Aim » Faithfully return all lines, omitting every embedded picture.
***** Data lines *****
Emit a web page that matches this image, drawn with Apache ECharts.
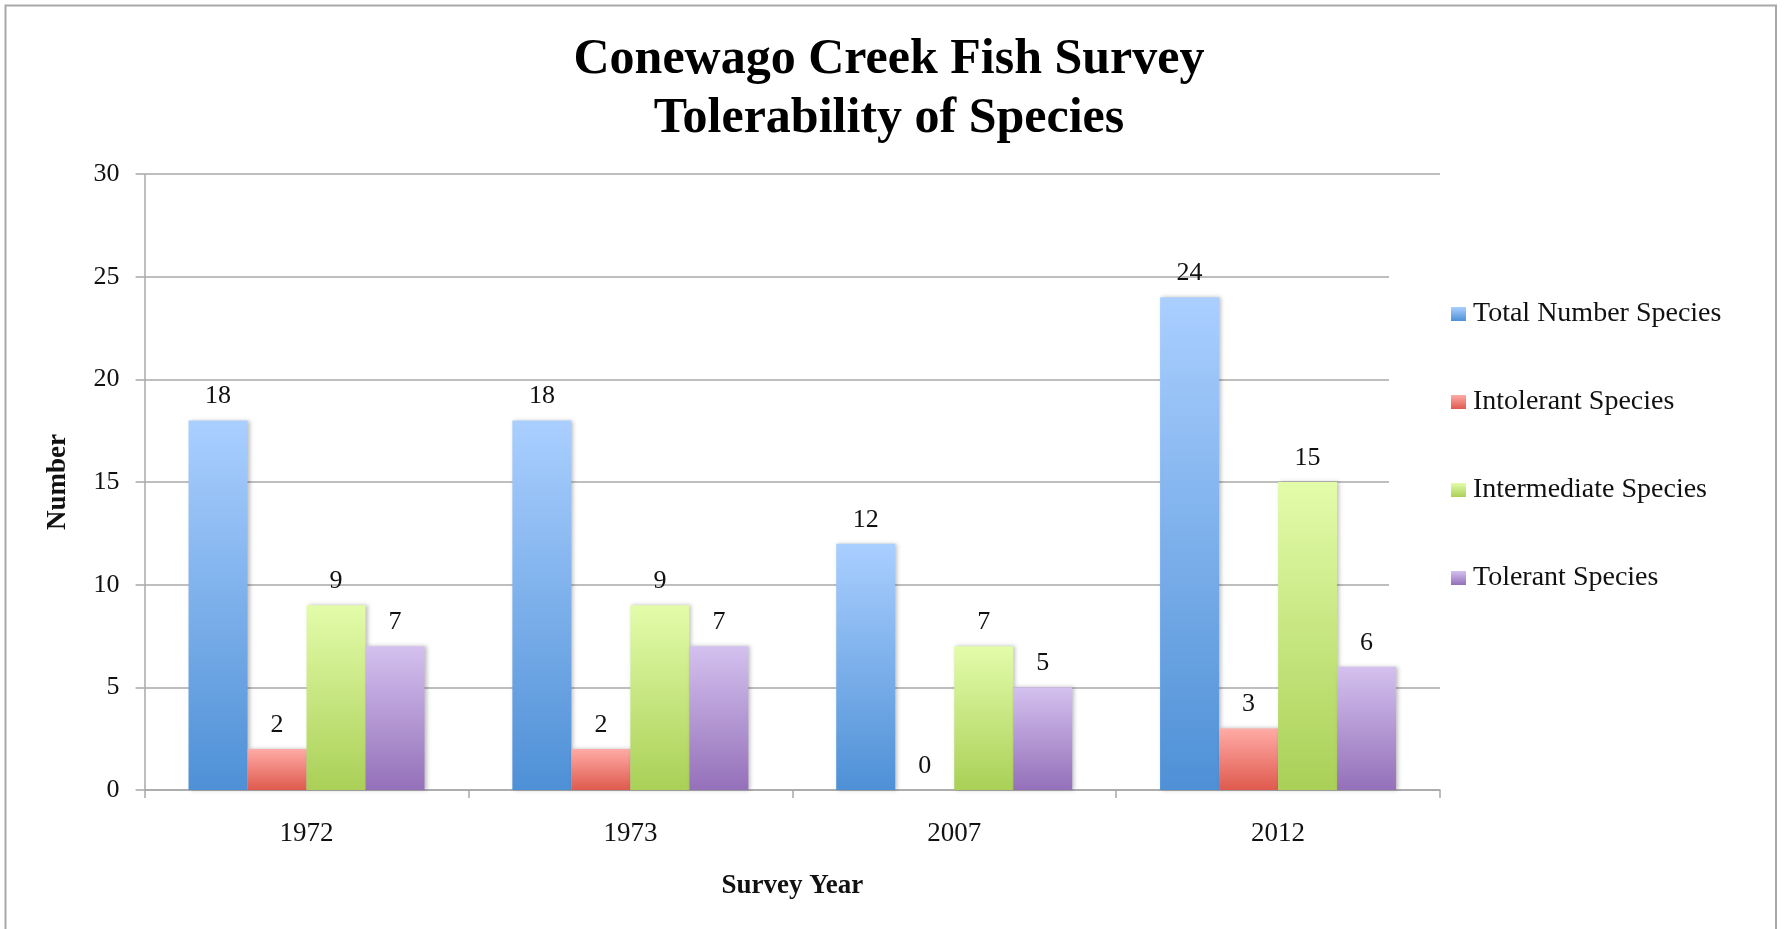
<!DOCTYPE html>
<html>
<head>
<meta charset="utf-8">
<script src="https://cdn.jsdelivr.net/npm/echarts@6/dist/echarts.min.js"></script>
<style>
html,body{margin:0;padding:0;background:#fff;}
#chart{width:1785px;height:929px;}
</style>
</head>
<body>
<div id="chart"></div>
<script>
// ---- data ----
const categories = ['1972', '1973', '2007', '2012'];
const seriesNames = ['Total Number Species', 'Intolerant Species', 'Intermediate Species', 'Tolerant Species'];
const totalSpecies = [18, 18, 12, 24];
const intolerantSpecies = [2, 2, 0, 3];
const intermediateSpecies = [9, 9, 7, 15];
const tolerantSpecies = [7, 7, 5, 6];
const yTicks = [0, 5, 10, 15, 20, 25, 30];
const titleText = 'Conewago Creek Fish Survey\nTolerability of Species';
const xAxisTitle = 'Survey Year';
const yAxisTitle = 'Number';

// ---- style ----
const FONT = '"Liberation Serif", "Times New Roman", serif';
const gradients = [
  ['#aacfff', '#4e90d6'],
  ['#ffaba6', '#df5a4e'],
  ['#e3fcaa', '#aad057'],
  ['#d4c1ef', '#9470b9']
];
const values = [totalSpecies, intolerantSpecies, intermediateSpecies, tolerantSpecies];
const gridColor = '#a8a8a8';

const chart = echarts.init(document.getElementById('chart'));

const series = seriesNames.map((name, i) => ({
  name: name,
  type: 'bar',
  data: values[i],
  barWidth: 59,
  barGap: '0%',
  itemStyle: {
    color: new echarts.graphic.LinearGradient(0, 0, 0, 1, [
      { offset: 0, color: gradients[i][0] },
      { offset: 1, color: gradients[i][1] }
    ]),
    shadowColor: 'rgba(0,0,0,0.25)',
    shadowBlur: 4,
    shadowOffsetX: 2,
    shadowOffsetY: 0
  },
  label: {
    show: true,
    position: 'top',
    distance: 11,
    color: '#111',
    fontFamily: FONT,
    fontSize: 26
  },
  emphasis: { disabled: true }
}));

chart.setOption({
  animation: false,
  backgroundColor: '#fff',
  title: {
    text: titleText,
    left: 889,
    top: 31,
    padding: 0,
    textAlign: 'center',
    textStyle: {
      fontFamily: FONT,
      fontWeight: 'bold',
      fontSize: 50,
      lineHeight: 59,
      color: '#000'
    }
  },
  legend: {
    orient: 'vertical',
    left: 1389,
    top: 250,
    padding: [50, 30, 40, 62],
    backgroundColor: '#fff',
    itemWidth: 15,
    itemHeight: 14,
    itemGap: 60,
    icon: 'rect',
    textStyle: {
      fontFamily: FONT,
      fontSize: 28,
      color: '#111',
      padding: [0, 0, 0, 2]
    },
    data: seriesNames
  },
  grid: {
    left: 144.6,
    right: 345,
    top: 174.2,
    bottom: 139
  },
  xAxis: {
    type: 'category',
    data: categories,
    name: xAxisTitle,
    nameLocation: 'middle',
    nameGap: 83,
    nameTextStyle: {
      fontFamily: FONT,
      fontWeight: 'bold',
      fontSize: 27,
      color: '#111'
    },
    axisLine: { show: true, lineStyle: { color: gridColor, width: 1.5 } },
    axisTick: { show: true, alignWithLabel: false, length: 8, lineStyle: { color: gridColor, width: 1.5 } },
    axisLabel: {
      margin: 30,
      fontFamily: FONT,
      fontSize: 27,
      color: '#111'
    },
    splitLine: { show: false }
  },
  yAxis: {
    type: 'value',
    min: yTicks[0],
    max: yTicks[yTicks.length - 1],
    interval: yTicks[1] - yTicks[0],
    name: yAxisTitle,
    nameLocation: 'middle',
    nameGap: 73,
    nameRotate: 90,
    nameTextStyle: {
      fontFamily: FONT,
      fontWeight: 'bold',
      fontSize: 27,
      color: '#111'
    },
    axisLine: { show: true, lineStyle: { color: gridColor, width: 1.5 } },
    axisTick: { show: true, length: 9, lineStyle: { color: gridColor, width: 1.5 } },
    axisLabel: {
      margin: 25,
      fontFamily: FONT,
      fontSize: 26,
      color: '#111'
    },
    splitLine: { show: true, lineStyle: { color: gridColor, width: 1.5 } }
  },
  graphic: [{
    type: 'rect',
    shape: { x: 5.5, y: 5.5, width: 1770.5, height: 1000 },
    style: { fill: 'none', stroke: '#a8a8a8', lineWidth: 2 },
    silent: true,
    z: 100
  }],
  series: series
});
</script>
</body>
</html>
*****
Task response »
Emit a web page that matches this image, drawn with Apache ECharts.
<!DOCTYPE html>
<html>
<head>
<meta charset="utf-8">
<script src="https://cdn.jsdelivr.net/npm/echarts@6/dist/echarts.min.js"></script>
<style>
html,body{margin:0;padding:0;background:#fff;}
#chart{width:1785px;height:929px;}
</style>
</head>
<body>
<div id="chart"></div>
<script>
// ---- data ----
const categories = ['1972', '1973', '2007', '2012'];
const seriesNames = ['Total Number Species', 'Intolerant Species', 'Intermediate Species', 'Tolerant Species'];
const totalSpecies = [18, 18, 12, 24];
const intolerantSpecies = [2, 2, 0, 3];
const intermediateSpecies = [9, 9, 7, 15];
const tolerantSpecies = [7, 7, 5, 6];
const yTicks = [0, 5, 10, 15, 20, 25, 30];
const titleText = 'Conewago Creek Fish Survey\nTolerability of Species';
const xAxisTitle = 'Survey Year';
const yAxisTitle = 'Number';

// ---- style ----
const FONT = '"Liberation Serif", "Times New Roman", serif';
const gradients = [
  ['#aacfff', '#4e90d6'],
  ['#ffaba6', '#df5a4e'],
  ['#e3fcaa', '#aad057'],
  ['#d4c1ef', '#9470b9']
];
const values = [totalSpecies, intolerantSpecies, intermediateSpecies, tolerantSpecies];
const gridColor = '#a8a8a8';

const chart = echarts.init(document.getElementById('chart'));

const series = seriesNames.map((name, i) => ({
  name: name,
  type: 'bar',
  data: values[i],
  barWidth: 59,
  barGap: '0%',
  itemStyle: {
    color: new echarts.graphic.LinearGradient(0, 0, 0, 1, [
      { offset: 0, color: gradients[i][0] },
      { offset: 1, color: gradients[i][1] }
    ]),
    shadowColor: 'rgba(0,0,0,0.25)',
    shadowBlur: 4,
    shadowOffsetX: 2,
    shadowOffsetY: 0
  },
  label: {
    show: true,
    position: 'top',
    distance: 11,
    color: '#111',
    fontFamily: FONT,
    fontSize: 26
  },
  emphasis: { disabled: true }
}));

chart.setOption({
  animation: false,
  backgroundColor: '#fff',
  title: {
    text: titleText,
    left: 889,
    top: 31,
    padding: 0,
    textAlign: 'center',
    textStyle: {
      fontFamily: FONT,
      fontWeight: 'bold',
      fontSize: 50,
      lineHeight: 59,
      color: '#000'
    }
  },
  legend: {
    orient: 'vertical',
    left: 1389,
    top: 250,
    padding: [50, 30, 40, 62],
    backgroundColor: '#fff',
    itemWidth: 15,
    itemHeight: 14,
    itemGap: 60,
    icon: 'rect',
    textStyle: {
      fontFamily: FONT,
      fontSize: 28,
      color: '#111',
      padding: [0, 0, 0, 2]
    },
    data: seriesNames
  },
  grid: {
    left: 144.6,
    right: 345,
    top: 174.2,
    bottom: 139
  },
  xAxis: {
    type: 'category',
    data: categories,
    name: xAxisTitle,
    nameLocation: 'middle',
    nameGap: 83,
    nameTextStyle: {
      fontFamily: FONT,
      fontWeight: 'bold',
      fontSize: 27,
      color: '#111'
    },
    axisLine: { show: true, lineStyle: { color: gridColor, width: 1.5 } },
    axisTick: { show: true, alignWithLabel: false, length: 8, lineStyle: { color: gridColor, width: 1.5 } },
    axisLabel: {
      margin: 30,
      fontFamily: FONT,
      fontSize: 27,
      color: '#111'
    },
    splitLine: { show: false }
  },
  yAxis: {
    type: 'value',
    min: yTicks[0],
    max: yTicks[yTicks.length - 1],
    interval: yTicks[1] - yTicks[0],
    name: yAxisTitle,
    nameLocation: 'middle',
    nameGap: 73,
    nameRotate: 90,
    nameTextStyle: {
      fontFamily: FONT,
      fontWeight: 'bold',
      fontSize: 27,
      color: '#111'
    },
    axisLine: { show: true, lineStyle: { color: gridColor, width: 1.5 } },
    axisTick: { show: true, length: 9, lineStyle: { color: gridColor, width: 1.5 } },
    axisLabel: {
      margin: 25,
      fontFamily: FONT,
      fontSize: 26,
      color: '#111'
    },
    splitLine: { show: true, lineStyle: { color: gridColor, width: 1.5 } }
  },
  graphic: [{
    type: 'rect',
    shape: { x: 5.5, y: 5.5, width: 1770.5, height: 1000 },
    style: { fill: 'none', stroke: '#a8a8a8', lineWidth: 2 },
    silent: true,
    z: 100
  }],
  series: series
});
</script>
</body>
</html>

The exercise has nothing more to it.